(GOAL OF THE EXERCISE):
Search the material for the word "this" and report each line where it turns up.

(EXERCISE MATERIAL):
§

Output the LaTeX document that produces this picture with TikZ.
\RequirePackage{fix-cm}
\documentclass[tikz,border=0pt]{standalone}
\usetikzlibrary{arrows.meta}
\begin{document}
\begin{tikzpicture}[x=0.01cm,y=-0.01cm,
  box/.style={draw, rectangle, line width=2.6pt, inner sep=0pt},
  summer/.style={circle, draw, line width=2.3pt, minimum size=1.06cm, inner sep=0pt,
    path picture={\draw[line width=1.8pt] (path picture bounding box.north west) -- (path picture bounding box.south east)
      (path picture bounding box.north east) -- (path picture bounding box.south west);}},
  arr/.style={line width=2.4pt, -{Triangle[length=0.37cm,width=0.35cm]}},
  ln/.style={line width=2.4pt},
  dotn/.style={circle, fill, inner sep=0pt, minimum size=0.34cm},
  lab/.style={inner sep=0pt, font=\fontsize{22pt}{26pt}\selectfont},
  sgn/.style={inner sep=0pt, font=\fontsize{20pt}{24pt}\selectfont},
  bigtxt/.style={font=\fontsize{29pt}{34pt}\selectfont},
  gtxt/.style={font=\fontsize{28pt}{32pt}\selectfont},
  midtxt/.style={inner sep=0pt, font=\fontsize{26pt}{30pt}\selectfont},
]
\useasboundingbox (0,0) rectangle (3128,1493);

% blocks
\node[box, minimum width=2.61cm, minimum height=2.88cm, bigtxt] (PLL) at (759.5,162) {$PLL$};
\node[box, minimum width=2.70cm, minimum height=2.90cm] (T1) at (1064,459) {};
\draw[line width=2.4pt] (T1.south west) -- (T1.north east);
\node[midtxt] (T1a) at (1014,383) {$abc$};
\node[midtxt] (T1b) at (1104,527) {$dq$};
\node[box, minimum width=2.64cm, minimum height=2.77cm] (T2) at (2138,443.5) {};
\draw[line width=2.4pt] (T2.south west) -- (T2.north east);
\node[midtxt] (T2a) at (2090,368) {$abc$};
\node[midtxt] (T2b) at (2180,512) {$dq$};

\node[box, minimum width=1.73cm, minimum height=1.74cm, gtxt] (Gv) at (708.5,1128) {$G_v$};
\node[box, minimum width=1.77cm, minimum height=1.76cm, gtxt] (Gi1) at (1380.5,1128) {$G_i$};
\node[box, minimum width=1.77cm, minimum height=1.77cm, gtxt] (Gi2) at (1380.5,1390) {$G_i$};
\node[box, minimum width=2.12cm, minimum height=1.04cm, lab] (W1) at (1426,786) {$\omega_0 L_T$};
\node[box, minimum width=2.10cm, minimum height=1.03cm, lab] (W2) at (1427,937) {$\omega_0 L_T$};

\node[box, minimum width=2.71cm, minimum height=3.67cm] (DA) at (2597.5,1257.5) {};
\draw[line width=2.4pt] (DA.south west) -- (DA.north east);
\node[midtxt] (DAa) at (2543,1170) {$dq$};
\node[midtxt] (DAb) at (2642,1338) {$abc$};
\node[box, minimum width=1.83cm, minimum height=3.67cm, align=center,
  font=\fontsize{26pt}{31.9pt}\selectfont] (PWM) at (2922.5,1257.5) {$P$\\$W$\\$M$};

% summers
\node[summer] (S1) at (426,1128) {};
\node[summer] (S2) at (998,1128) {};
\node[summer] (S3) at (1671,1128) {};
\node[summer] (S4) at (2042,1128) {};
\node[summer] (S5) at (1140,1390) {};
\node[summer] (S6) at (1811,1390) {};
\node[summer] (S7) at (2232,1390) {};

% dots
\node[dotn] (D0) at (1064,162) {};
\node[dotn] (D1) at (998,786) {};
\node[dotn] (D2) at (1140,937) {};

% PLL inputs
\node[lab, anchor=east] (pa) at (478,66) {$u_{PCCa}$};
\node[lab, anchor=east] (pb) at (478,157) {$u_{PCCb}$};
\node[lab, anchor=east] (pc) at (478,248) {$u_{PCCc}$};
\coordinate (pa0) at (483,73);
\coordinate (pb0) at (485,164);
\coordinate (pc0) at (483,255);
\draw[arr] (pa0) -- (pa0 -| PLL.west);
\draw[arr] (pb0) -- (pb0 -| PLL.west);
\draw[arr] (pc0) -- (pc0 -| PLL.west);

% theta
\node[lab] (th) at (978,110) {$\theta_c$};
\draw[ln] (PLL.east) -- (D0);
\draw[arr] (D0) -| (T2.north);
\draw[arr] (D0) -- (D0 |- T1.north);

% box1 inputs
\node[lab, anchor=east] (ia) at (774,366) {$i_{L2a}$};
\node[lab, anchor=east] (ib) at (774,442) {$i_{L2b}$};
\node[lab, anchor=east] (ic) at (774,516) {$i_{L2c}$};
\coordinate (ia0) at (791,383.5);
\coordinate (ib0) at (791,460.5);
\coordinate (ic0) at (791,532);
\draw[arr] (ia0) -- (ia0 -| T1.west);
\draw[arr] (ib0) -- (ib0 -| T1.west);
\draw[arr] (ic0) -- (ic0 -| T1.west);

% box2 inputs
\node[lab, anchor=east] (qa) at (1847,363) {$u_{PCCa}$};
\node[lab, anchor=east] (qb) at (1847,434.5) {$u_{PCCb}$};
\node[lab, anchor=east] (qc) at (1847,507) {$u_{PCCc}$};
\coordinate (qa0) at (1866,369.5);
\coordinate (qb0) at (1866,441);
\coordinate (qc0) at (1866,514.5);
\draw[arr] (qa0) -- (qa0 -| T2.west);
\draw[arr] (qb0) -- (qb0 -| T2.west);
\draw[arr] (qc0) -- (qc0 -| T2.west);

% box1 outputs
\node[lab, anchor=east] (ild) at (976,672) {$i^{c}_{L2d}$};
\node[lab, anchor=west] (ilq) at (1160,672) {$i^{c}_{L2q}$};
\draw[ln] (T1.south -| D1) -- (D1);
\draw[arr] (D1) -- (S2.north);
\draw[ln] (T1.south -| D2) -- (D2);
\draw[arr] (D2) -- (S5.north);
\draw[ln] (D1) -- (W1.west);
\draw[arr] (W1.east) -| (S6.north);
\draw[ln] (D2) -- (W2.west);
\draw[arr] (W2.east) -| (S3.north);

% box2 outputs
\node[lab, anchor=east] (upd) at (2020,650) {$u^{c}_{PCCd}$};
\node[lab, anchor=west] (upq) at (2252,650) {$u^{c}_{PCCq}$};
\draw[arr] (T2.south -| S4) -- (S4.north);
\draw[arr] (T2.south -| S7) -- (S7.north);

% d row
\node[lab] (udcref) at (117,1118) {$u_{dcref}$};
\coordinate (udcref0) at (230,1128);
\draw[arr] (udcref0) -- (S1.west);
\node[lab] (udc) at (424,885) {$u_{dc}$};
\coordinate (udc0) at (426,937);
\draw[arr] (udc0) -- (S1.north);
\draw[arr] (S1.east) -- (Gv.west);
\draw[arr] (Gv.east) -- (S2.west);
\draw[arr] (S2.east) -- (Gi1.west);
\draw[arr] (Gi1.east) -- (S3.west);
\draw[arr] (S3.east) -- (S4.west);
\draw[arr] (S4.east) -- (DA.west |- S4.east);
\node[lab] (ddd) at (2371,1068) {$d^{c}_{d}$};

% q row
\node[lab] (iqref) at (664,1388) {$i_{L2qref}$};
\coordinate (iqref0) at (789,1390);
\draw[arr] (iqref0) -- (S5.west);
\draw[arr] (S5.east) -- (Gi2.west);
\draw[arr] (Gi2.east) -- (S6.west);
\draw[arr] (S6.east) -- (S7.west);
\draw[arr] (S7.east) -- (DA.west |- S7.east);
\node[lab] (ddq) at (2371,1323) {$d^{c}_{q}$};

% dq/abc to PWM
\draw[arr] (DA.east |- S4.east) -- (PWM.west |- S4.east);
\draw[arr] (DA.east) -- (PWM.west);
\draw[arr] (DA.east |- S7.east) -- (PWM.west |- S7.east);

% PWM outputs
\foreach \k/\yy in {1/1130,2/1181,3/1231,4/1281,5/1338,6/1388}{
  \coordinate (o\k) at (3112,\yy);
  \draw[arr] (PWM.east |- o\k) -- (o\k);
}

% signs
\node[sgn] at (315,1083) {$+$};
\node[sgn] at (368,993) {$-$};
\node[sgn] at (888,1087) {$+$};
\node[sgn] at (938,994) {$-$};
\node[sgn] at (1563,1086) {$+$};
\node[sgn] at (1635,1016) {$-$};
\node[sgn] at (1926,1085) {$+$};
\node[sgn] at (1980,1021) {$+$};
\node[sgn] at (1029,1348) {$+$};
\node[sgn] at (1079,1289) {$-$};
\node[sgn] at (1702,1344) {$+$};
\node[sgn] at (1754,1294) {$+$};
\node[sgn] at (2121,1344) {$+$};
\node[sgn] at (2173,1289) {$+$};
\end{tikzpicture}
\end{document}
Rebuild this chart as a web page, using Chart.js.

§

(ANSWER):
Output the LaTeX document that produces this picture with TikZ.
Rebuild this chart as a web page, using Chart.js.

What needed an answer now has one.